▶ _COLLECTED DATA_
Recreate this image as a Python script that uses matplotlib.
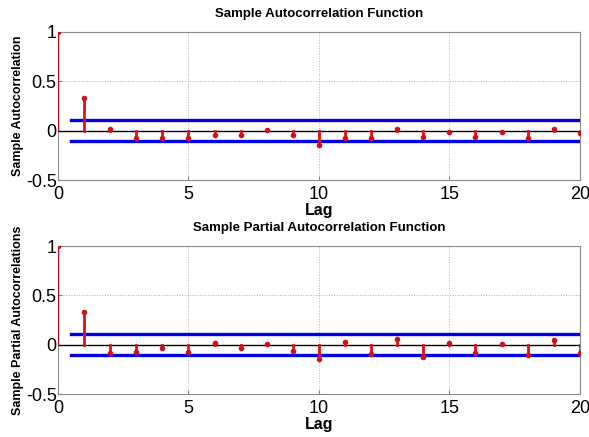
import matplotlib
matplotlib.use('Agg')
import matplotlib.pyplot as plt
import numpy as np

lags = np.arange(0, 21)
acf = [1.0, 0.33, 0.02, -0.075, -0.07, -0.075, -0.04, -0.04, 0.005, -0.045, -0.15,
       -0.075, -0.075, 0.015, -0.06, -0.015, -0.06, -0.015, -0.075, 0.02, -0.02]
pacf = [1.0, 0.33, -0.085, -0.07, -0.03, -0.07, 0.015, -0.035, 0.01, -0.06, -0.14,
        0.025, -0.095, 0.06, -0.12, 0.02, -0.085, 0.007, -0.1, 0.05, -0.085]
bound = 0.105

titles = ['Sample Autocorrelation Function', 'Sample Partial Autocorrelation Function']
ylabels = ['Sample Autocorrelation', 'Sample Partial Autocorrelations']

plt.rcParams['font.family'] = ['Liberation Sans', 'DejaVu Sans']

fig = plt.figure(figsize=(5.89, 4.37), dpi=100)
axes = [fig.add_axes([0.0985, 0.588, 0.886, 0.339]),
        fig.add_axes([0.0985, 0.098, 0.886, 0.339])]

for ax, vals, title, ylab in zip(axes, [acf, pacf], titles, ylabels):
    ax.plot([0, 20], [0, 0], color='black', lw=1.0, zorder=2)
    ax.plot([0.5, 20], [bound, bound], color='#0000e6', lw=2.4, zorder=3)
    ax.plot([0.5, 20], [-bound, -bound], color='#0000e6', lw=2.4, zorder=3)
    for lag, v in zip(lags, vals):
        if lag == 0:
            ax.plot([lag, lag], [0, v], color='#a01020', lw=1.0, zorder=4)
        else:
            ax.plot([lag, lag], [0, v], color='#e0101a', lw=2.0, zorder=4)
    ax.plot(lags, vals, 'o', color='#d0101a', ms=3, zorder=5)
    ax.set_xlim(0, 20)
    ax.set_ylim(-0.5, 1)
    ax.set_xticks([0, 5, 10, 15, 20])
    ax.set_yticks([-0.5, 0, 0.5, 1])
    ax.set_yticklabels(['-0.5', '0', '0.5', '1'])
    ax.grid(True, linestyle=':', color='#b0b0b0', lw=0.7)
    ax.tick_params(labelsize=13, length=3, color='#808080', direction='in')
    ax.tick_params(axis='x', pad=4)
    ax.tick_params(axis='y', pad=1)
    for s in ax.spines.values():
        s.set_color('#8c8c8c')
    ax.set_title(title, fontsize=9.5, fontweight='bold', pad=11)
    ax.set_xlabel('Lag', fontsize=11.5, fontweight='bold', labelpad=0)
    ax.set_ylabel(ylab, fontsize=9, fontweight='bold', labelpad=1)

fig.savefig('out.png', dpi=100)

▶ _SHORT TASK_
Output the lines above in full and exactly as given, omitting any pictures.

▶ _SOLUTION_
Recreate this image as a Python script that uses matplotlib.
import matplotlib
matplotlib.use('Agg')
import matplotlib.pyplot as plt
import numpy as np

lags = np.arange(0, 21)
acf = [1.0, 0.33, 0.02, -0.075, -0.07, -0.075, -0.04, -0.04, 0.005, -0.045, -0.15,
       -0.075, -0.075, 0.015, -0.06, -0.015, -0.06, -0.015, -0.075, 0.02, -0.02]
pacf = [1.0, 0.33, -0.085, -0.07, -0.03, -0.07, 0.015, -0.035, 0.01, -0.06, -0.14,
        0.025, -0.095, 0.06, -0.12, 0.02, -0.085, 0.007, -0.1, 0.05, -0.085]
bound = 0.105

titles = ['Sample Autocorrelation Function', 'Sample Partial Autocorrelation Function']
ylabels = ['Sample Autocorrelation', 'Sample Partial Autocorrelations']

plt.rcParams['font.family'] = ['Liberation Sans', 'DejaVu Sans']

fig = plt.figure(figsize=(5.89, 4.37), dpi=100)
axes = [fig.add_axes([0.0985, 0.588, 0.886, 0.339]),
        fig.add_axes([0.0985, 0.098, 0.886, 0.339])]

for ax, vals, title, ylab in zip(axes, [acf, pacf], titles, ylabels):
    ax.plot([0, 20], [0, 0], color='black', lw=1.0, zorder=2)
    ax.plot([0.5, 20], [bound, bound], color='#0000e6', lw=2.4, zorder=3)
    ax.plot([0.5, 20], [-bound, -bound], color='#0000e6', lw=2.4, zorder=3)
    for lag, v in zip(lags, vals):
        if lag == 0:
            ax.plot([lag, lag], [0, v], color='#a01020', lw=1.0, zorder=4)
        else:
            ax.plot([lag, lag], [0, v], color='#e0101a', lw=2.0, zorder=4)
    ax.plot(lags, vals, 'o', color='#d0101a', ms=3, zorder=5)
    ax.set_xlim(0, 20)
    ax.set_ylim(-0.5, 1)
    ax.set_xticks([0, 5, 10, 15, 20])
    ax.set_yticks([-0.5, 0, 0.5, 1])
    ax.set_yticklabels(['-0.5', '0', '0.5', '1'])
    ax.grid(True, linestyle=':', color='#b0b0b0', lw=0.7)
    ax.tick_params(labelsize=13, length=3, color='#808080', direction='in')
    ax.tick_params(axis='x', pad=4)
    ax.tick_params(axis='y', pad=1)
    for s in ax.spines.values():
        s.set_color('#8c8c8c')
    ax.set_title(title, fontsize=9.5, fontweight='bold', pad=11)
    ax.set_xlabel('Lag', fontsize=11.5, fontweight='bold', labelpad=0)
    ax.set_ylabel(ylab, fontsize=9, fontweight='bold', labelpad=1)

fig.savefig('out.png', dpi=100)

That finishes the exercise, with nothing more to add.